In Stuart Dreyfus on Richard Bellman, Dynamic Programming, Quants and Financial Engineering, David Glasner quotes Dreyfus, and considers the quote:
The place that [dynamic programming] is used the most upsets me greatly — and I don’t know how Dick would feel — but that’s in the so-called “quants” doing so-called “financial engineering” that designed derivatives that brought down the financial system. That’s all dynamic programming mathematics basically. I have a feeling Dick would have thought that’s immoral. The financial world doesn’t produce any useful thing. It’s just like poker; it’s just a game. You’re taking money away from other people and getting yourself things. And to encourage our graduate students to learn how to apply dynamic programming in that area, I think is a sin.

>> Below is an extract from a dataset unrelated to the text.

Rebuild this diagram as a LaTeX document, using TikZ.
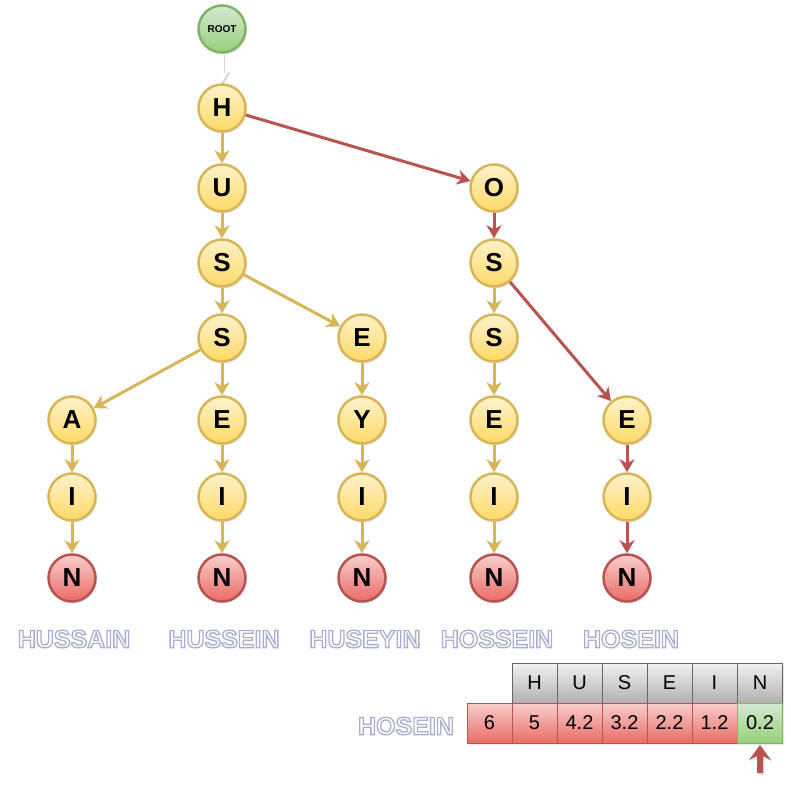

Allowing for some hyperbole on Dreyfus’s part, I think he is making an important point, a point I’ve made before in several posts about finance. A great deal of the income earned by the financial industry does not represent real output; it represents trading based on gaining information advantages over trading partners. So the more money the financial industry makes from financial engineering, the more money someone else is losing to the financial industry, because every trade has two sides.
1. Finance is non-productive.
2. To reduce financial cost, reduce the size of finance.
Glasner's view that it represents trading based on gaining information advantages is superfluous, diversionary, and irrelevant. I'm not repeating that part.
Actually, saying that financial income comes from unfair information advantages is the same as saying finance guys are cheaters. A lot of people probably like that thought. A lot of people complain that not enough finance guys were put in jail for creating the financial crisis. I think it's a waste of time to focus on people. We need to focus on what the problem really is, on why the problem arises, and how to stop it from arising.